Friday, December 15, 2017
Editorials

Editorial: Legislature in denial over Web fiasco

Floridians should be able to trust that state senators will ask tough questions when a top state bureaucrat denies for months that his agency's botched computer system is delaying benefits for thousands of jobless Floridians. But instead in Tallahassee, senators are blithely engaging in revisionist history, casting the barely repentant head of Florida's Department of Economic Opportunity as some agent extraordinaire as he undergoes the confirmation process. Lawmakers who like to trumpet accountability in government need to practice it themselves.

Two Senate committee hearings in the past week have been a reminder of how reality can get twisted in the state Capitol. DEO executive director Jesse Panuccio, 33, has sailed through two committee confirmation hearings without a single negative vote. Senators have commiserated on how tough it is to launch major computer systems. But where they're wrong is in praising him for "taking ownership early on" of the problems plaguing the $63 million CONNECT computer system.

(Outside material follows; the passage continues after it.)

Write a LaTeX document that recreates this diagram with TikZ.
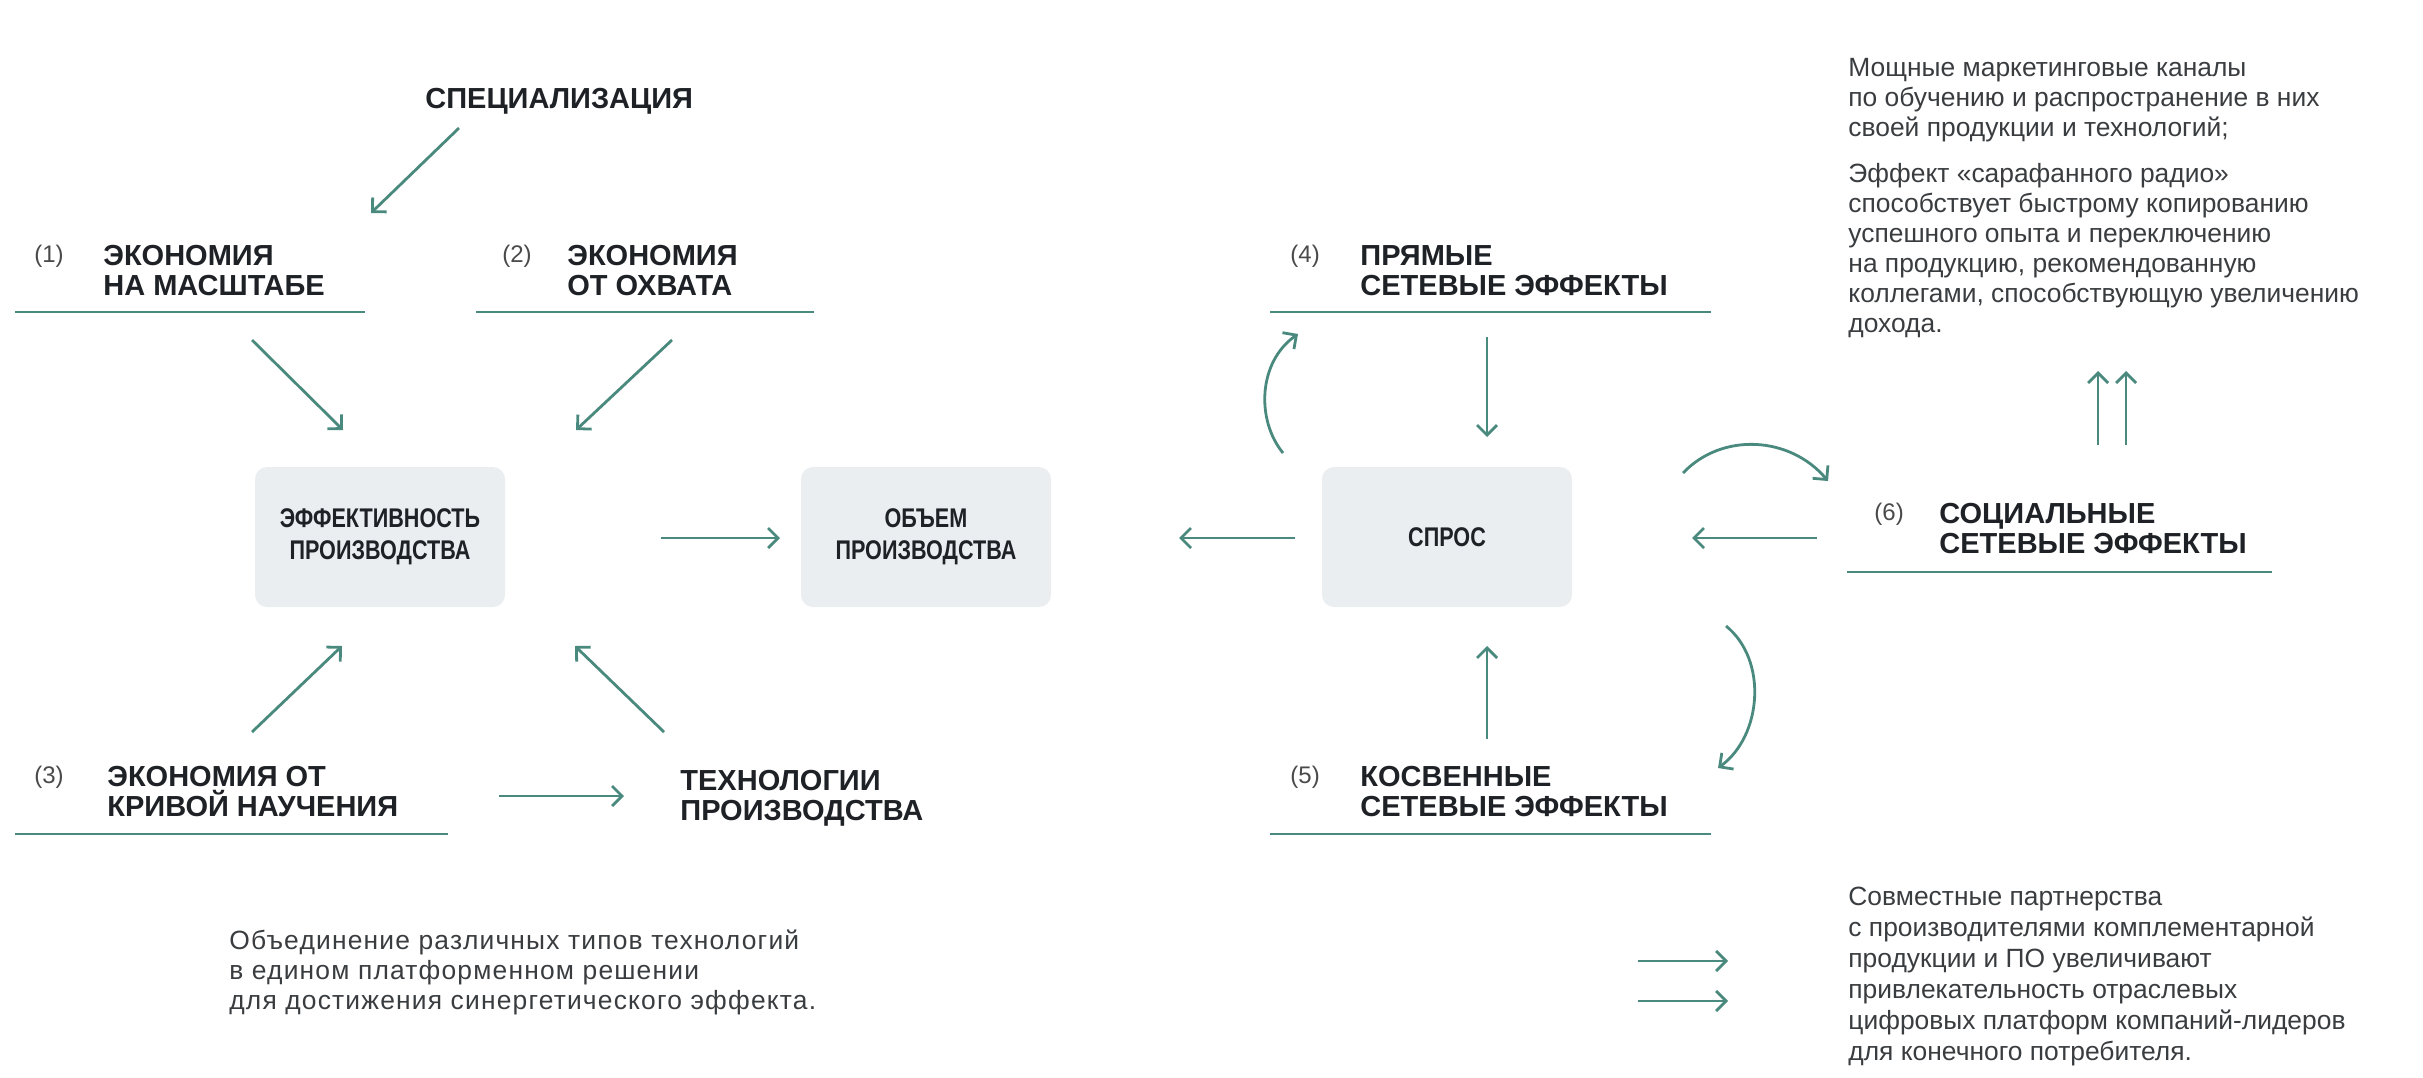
\documentclass[tikz,border=0pt]{standalone}
\usepackage{fontspec}
\setmainfont{Liberation Sans}
\newfontfamily\blockfont{Liberation Sans}[FakeStretch=0.8]
\newfontfamily\widefont{Liberation Sans}[LetterSpace=4.5]
\usetikzlibrary{arrows.meta}

\definecolor{linkteal}{HTML}{4A8A7E}
\definecolor{boxgray}{HTML}{EBEEF0}
\definecolor{ink}{HTML}{1E2125}
\definecolor{notegray}{HTML}{3A3D40}
\definecolor{numgray}{HTML}{4A4A4A}

\begin{document}
\begin{tikzpicture}[x=0.5pt,y=-0.5pt,
  link/.style={draw=linkteal, line width=1.4pt,
    -{Straight Barb[length=5pt,width=10pt]}},
  rule/.style={draw=linkteal, line width=1.2pt},
  title/.style={font=\bfseries\fontsize{14.5}{15}\selectfont, text=ink,
    align=left, inner sep=0pt, anchor=base west},
  num/.style={font=\fontsize{12}{14}\selectfont, text=numgray,
    inner sep=0pt, anchor=base west},
  block/.style={fill=boxgray, rounded corners=6pt, minimum width=125pt,
    minimum height=70pt, inner sep=0pt, align=center, text=ink,
    font=\blockfont\bfseries\fontsize{13.5}{16}\selectfont},
  note/.style={font=\fontsize{13.2}{15}\selectfont, text=notegray,
    align=left, inner sep=0pt, anchor=base west}]
\useasboundingbox (0,0) rectangle (2423,1077);

% central blocks
\node[block] (eff) at (380,537) {ЭФФЕКТИВНОСТЬ\\ПРОИЗВОДСТВА};
\node[block] (vol) at (926,537) {ОБЪЕМ\\ПРОИЗВОДСТВА};
\node[block] (dem) at (1447,537) {СПРОС};

% labels (anchored at the baseline of their last line)
\node[title] (spec) at (425,108) {СПЕЦИАЛИЗАЦИЯ};
\node[num] (n1) at (34,262) {(1)};
\node[title] (scale) at (103,295) {ЭКОНОМИЯ\\НА МАСШТАБЕ};
\node[num] (n2) at (502,262) {(2)};
\node[title] (scope) at (567,295) {ЭКОНОМИЯ\\ОТ ОХВАТА};
\node[num] (n3) at (34,783) {(3)};
\node[title] (learn) at (107,816) {ЭКОНОМИЯ ОТ\\КРИВОЙ НАУЧЕНИЯ};
\node[title] (tech) at (680,820) {ТЕХНОЛОГИИ\\ПРОИЗВОДСТВА};
\node[num] (n4) at (1290,262) {(4)};
\node[title] (direct) at (1360,295) {ПРЯМЫЕ\\СЕТЕВЫЕ ЭФФЕКТЫ};
\node[num] (n5) at (1290,783) {(5)};
\node[title] (indirect) at (1360,816) {КОСВЕННЫЕ\\СЕТЕВЫЕ ЭФФЕКТЫ};
\node[num] (n6) at (1874,520) {(6)};
\node[title] (social) at (1939,553) {СОЦИАЛЬНЫЕ\\СЕТЕВЫЕ ЭФФЕКТЫ};

% underlines
\draw[rule] (15,312) -- (365,312);
\draw[rule] (476,312) -- (814,312);
\draw[rule] (15,834) -- (448,834);
\draw[rule] (1270,312) -- (1711,312);
\draw[rule] (1270,834) -- (1711,834);
\draw[rule] (1847,572) -- (2272,572);

% explanatory notes (anchored at the baseline of their last line)
\node[note] (mkt) at (1848,136) {Мощные маркетинговые каналы\\по обучению и распространение в них\\своей продукции и технологий;};
\node[note] (radio) at (1848,332) {Эффект «сарафанного радио»\\способствует быстрому копированию\\успешного опыта и переключению\\на продукцию, рекомендованную\\коллегами, способствующую увеличению\\дохода.};
\node[note, font=\widefont\fontsize{13.2}{15}\selectfont] (merge) at (229,1009) {Объединение различных типов технологий\\в едином платформенном решении\\для достижения синергетического эффекта.};
\node[note, font=\fontsize{13.2}{15.5}\selectfont] (partner) at (1848,1060) {Совместные партнерства\\с производителями комплементарной\\продукции и ПО увеличивают\\привлекательность отраслевых\\цифровых платформ компаний-лидеров\\для конечного потребителя.};

% arrow end points
\coordinate (specA) at (459,128);  \coordinate (specB) at (371,213);
\coordinate (scaleA) at (252,340); \coordinate (scaleB) at (343,430);
\coordinate (scopeA) at (672,340); \coordinate (scopeB) at (576,430);
\coordinate (learnA) at (252,732); \coordinate (learnB) at (342,646);
\coordinate (techA) at (664,732);  \coordinate (techB) at (575,646);
\coordinate (ltA) at (499,796);    \coordinate (ltB) at (624,796);
\coordinate (evA) at (661,538);    \coordinate (evB) at (780,538);
\coordinate (dvA) at (1295,538);   \coordinate (dvB) at (1179,538);
\coordinate (sdA) at (1817,538);   \coordinate (sdB) at (1692,538);
\coordinate (ddA) at (1487,337);   \coordinate (ddB) at (1487,437);
\coordinate (idA) at (1487,739);   \coordinate (idB) at (1487,646);
\coordinate (loopA) at (1283,453); \coordinate (loopB) at (1298,334);
\coordinate (loopC) at (1683,473); \coordinate (loopD) at (1828,481);
\coordinate (loopE) at (1726,626); \coordinate (loopF) at (1718,768);
\coordinate (upA1) at (2098,445);  \coordinate (upB1) at (2098,371);
\coordinate (upA2) at (2126,445);  \coordinate (upB2) at (2126,371);
\coordinate (rA1) at (1638,961);   \coordinate (rB1) at (1728,961);
\coordinate (rA2) at (1638,1001);  \coordinate (rB2) at (1728,1001);

% connectors
\draw[link] (specA) -- (specB);
\draw[link] (scaleA) -- (scaleB);
\draw[link] (scopeA) -- (scopeB);
\draw[link] (learnA) -- (learnB);
\draw[link] (techA) -- (techB);
\draw[link] (ltA) -- (ltB);
\draw[link] (evA) -- (evB);
\draw[link] (dvA) -- (dvB);
\draw[link] (sdA) -- (sdB);
\draw[link] (ddA) -- (ddB);
\draw[link] (idA) -- (idB);
\draw[link] (loopA) .. controls (1256,420) and (1258,362) .. (loopB);
\draw[link] (loopC) .. controls (1722,432) and (1790,436) .. (loopD);
\draw[link] (loopE) .. controls (1768,660) and (1762,736) .. (loopF);
\draw[link] (upA1) -- (upB1);
\draw[link] (upA2) -- (upB2);
\draw[link] (rA1) -- (rB1);
\draw[link] (rA2) -- (rB2);
\end{tikzpicture}
\end{document}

In November, Panuccio stood before some of these same senators and discounted numerous media reports from across the state that his agency's CONNECT system, then one month old, was making it impossible for jobless Floridans to apply for aid, much less actually receive the weekly payments they were due. And for two more months after that, Panuccio allowed a backlog of applications to grow to 30,000 before implementing extraordinary measures to get Floridians the money they were due — and then only after the U.S. Labor Department came to Tallahassee at the request of U.S. Sen. Bill Nelson, D-Fla.

State Sen. Aaron Bean, R-Fernandina Beach, glibly gave a hint Monday as to how this denial has taken root, reminding his colleagues on the Commerce and Tourism Committee that Panuccio had taken the time to meet with each one of them. Apparently such hobnobbing is more important to keeping a $141,000 taxpayer-funded job than ineffective leadership that left thousands of Floridians without even a financial shoestring to live on.

And last week, the anticipated next Senate president, Andy Gardiner, R-Orlando, even tried to score partisan political points, boasting that Panuccio could teach Washington a thing or two about taking responsibility — in denial that it took Washington to come to Tallahassee to actually get the job done. He pledged to ensure that Panuccio receives a confirmation floor vote this year lest he automatically lose his job otherwise. Senate Ethics and Elections Committee Chairman Jack Latvala, R-Clearwater, failed to schedule one last year.

Latvala, so far, is mum on where he stands and even took a walk from one of Panuccio's first committee stops to avoid casting a vote. But political maneuvering shouldn't be the fail-safe here. Senators in Panuccio's last two committee stops need to do their job and demand a public explanation from the bureaucrat about why it took three months to implement emergency measures to get unemployment compensation to Floridians. And then they need to ask why they should have any confidence he won't make a similar bad decision again.

Florida's Republican-led Legislature talks a lot about bringing more accountability to state government. They should practice what they preach.